SALAS: That's just what's happened this year in the central valley. Mr. Ingles says the torrents have created an abundance of puddles and shallow wetlands over a large expanse of the valley. This also means less fierce competition for food. Ironically, while the flooding has helped the water fowl, it has created a problem for wildlife officials.

INGLES: It's going to be very difficult to survey birds this year because there are birds everywhere but birds nowhere. The birds are spread out so far and they're in so many flocks that they're going to be very difficult to count.

SALAS: Indeed. It's now difficult for bird watchers and hunters to get close to water fowl because of washed out roads, deep water, and broken levees. But initial surveys earlier in the fall indicate this year's population of migratory birds to be the highest since the 1950s, when another period of heavy rains struck the state. And wildlife watchers are ecstatic. David Rosen is also with Ducks Unlimited.

ROSEN: Ducks, water fowl in general, tend to be a good indicator species of the health of our wetland ecosystems. And if water fowl populations are doing well continentally, then most likely a lot of other wetland associated species are going to be doing well, also.
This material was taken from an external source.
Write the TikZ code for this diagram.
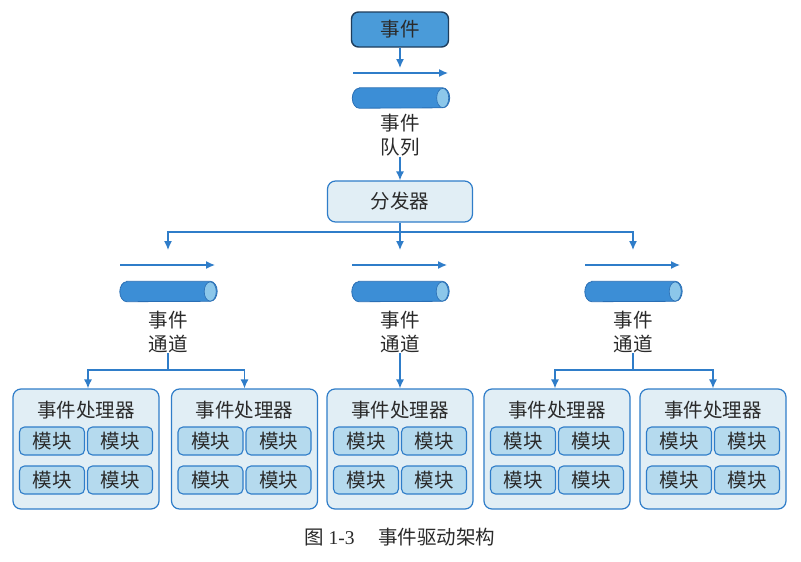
\documentclass[tikz,border=0pt]{standalone}
\usepackage{fontspec}
\setmainfont{Noto Sans CJK SC}
\newfontfamily\numfont{Liberation Serif}
\usetikzlibrary{arrows.meta}
\definecolor{lineblue}{HTML}{2F7DC9}
\definecolor{darkedge}{HTML}{1E3D5C}
\definecolor{evfill}{HTML}{4A9BD9}
\definecolor{palefill}{HTML}{E1EEF5}
\definecolor{modfill}{HTML}{B5DAEE}
\definecolor{tubebody}{HTML}{3C8ED6}
\definecolor{tubeend}{HTML}{8CC7EA}
\definecolor{tubeedge}{HTML}{2A6FB5}
\definecolor{inktext}{HTML}{2A2A2A}

% horizontal tube drawn over an invisible slot node
\newcommand{\drawtube}[1]{%
  \path[draw=tubeedge, line width=0.8pt, fill=tubebody]
    ([xshift=7pt]#1.north west) -- ([xshift=-7pt]#1.north east)
    arc[start angle=90, end angle=-90, x radius=7pt, y radius=10pt]
    -- ([xshift=7pt]#1.south west)
    arc[start angle=270, end angle=90, x radius=7pt, y radius=10pt] -- cycle;
  \path[draw=tubeedge, line width=0.6pt, fill=tubeend]
    ([xshift=-7pt]#1.east) ellipse[x radius=6pt, y radius=9.6pt];
}

\begin{document}
\begin{tikzpicture}[x=1pt,y=-1pt,
  every node/.style={inner sep=0pt, text=inktext, font=\fontsize{19.5}{24}\selectfont},
  flow/.style={draw=lineblue, line width=1.3pt, -{Latex[length=9pt,width=8pt]}},
  link/.style={draw=lineblue, line width=1.3pt},
  source/.style={draw=darkedge, line width=1.4pt, fill=evfill, rounded corners=7pt,
    minimum width=97pt, minimum height=35pt},
  hub/.style={draw=lineblue, line width=1.2pt, fill=palefill, rounded corners=8pt,
    minimum width=145pt, minimum height=41pt},
  panel/.style={draw=lineblue, line width=1.2pt, fill=palefill, rounded corners=8pt,
    minimum width=146pt, minimum height=120pt},
  module/.style={draw=lineblue, line width=1.1pt, fill=modfill, rounded corners=5pt,
    minimum width=65pt, minimum height=28pt},
  tubeslot/.style={minimum width=97pt, minimum height=20pt},
  caption/.style={align=center}
]
% canvas
\path[fill=white] (0,0) rectangle (801,562);
\useasboundingbox (0,0) rectangle (801,562);

% event source and queue
\node[source] (ev) at (400,29.5) {事件};
\coordinate (evtip) at (400,68);
\draw[flow] (ev.south) -- (evtip);
\coordinate (qa) at (353,73);
\coordinate (qb) at (448,73);
\draw[flow] (qa) -- (qb);
\node[tubeslot] (queue) at (401,98) {};
\drawtube{queue}
\node[caption] (queuelbl) at (400,135.5) {事件\\队列};

% dispatcher
\node[hub] (disp) at (400,201.5) {分发器};
\draw[flow] (queuelbl.south) -- (disp.north);
\coordinate (fork) at (400,232);
\coordinate (tipL) at (168,250);
\coordinate (tipM) at (400,250);
\coordinate (tipR) at (633,250);
\draw[link] (disp.south) -- (fork);
\draw[flow] (fork) -| (tipL);
\draw[flow] (fork) -- (tipM);
\draw[flow] (fork) -| (tipR);

% event channels
\foreach \nm/\cx in {L/168, M/400, R/633} {
  \coordinate (ca\nm) at (\cx-48,265);
  \coordinate (cb\nm) at (\cx+47,265);
  \draw[flow] (ca\nm) -- (cb\nm);
  \node[tubeslot] (chan\nm) at (\cx+0.5,291.5) {};
  \drawtube{chan\nm}
  \node[caption] (lbl\nm) at (\cx,332) {事件\\通道};
}

% event handlers
\foreach \nm/\cx in {1/86, 2/244.5, 3/400, 4/557, 5/713} {
  \node[panel] (h\nm) at (\cx,449) {};
  \node (t\nm) at (\cx,410) {事件处理器};
  \node[module] (m\nm a) at (\cx-34,441) {模块};
  \node[module] (m\nm b) at (\cx+34,441) {模块};
  \node[module] (m\nm c) at (\cx-34,480) {模块};
  \node[module] (m\nm d) at (\cx+34,480) {模块};
}

% channel to handler routing
\coordinate (forkL) at (168,370);
\coordinate (forkR) at (633,370);
\draw[link] (lblL.south) -- (forkL);
\draw[flow] (forkL) -| ([xshift=2pt]h1.north);
\draw[flow] (forkL) -| (h2.north);
\draw[flow] (lblM.south) -- (h3.north);
\draw[link] (lblR.south) -- (forkR);
\draw[flow] (forkR) -| ([xshift=-2pt]h4.north);
\draw[flow] (forkR) -| (h5.north);

% figure caption
\node (cap) at (400,537) {图 {\numfont 1-3}\hspace{1.2em}事件驱动架构};
\end{tikzpicture}
\end{document}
SALAS: Here in the central valley, these species include salamanders, insects like Mayflies, mammals such as beavers, and plants like the California hibiscus, which is a candidate for threatened status. But David Rosen says the floods have provided these species only temporary relief. He says a lot more conservation and habitat improvement are needed to ensure a place in the central valley for wintering birds. Even during normal years. For Living on Earth I'm Luce Salas.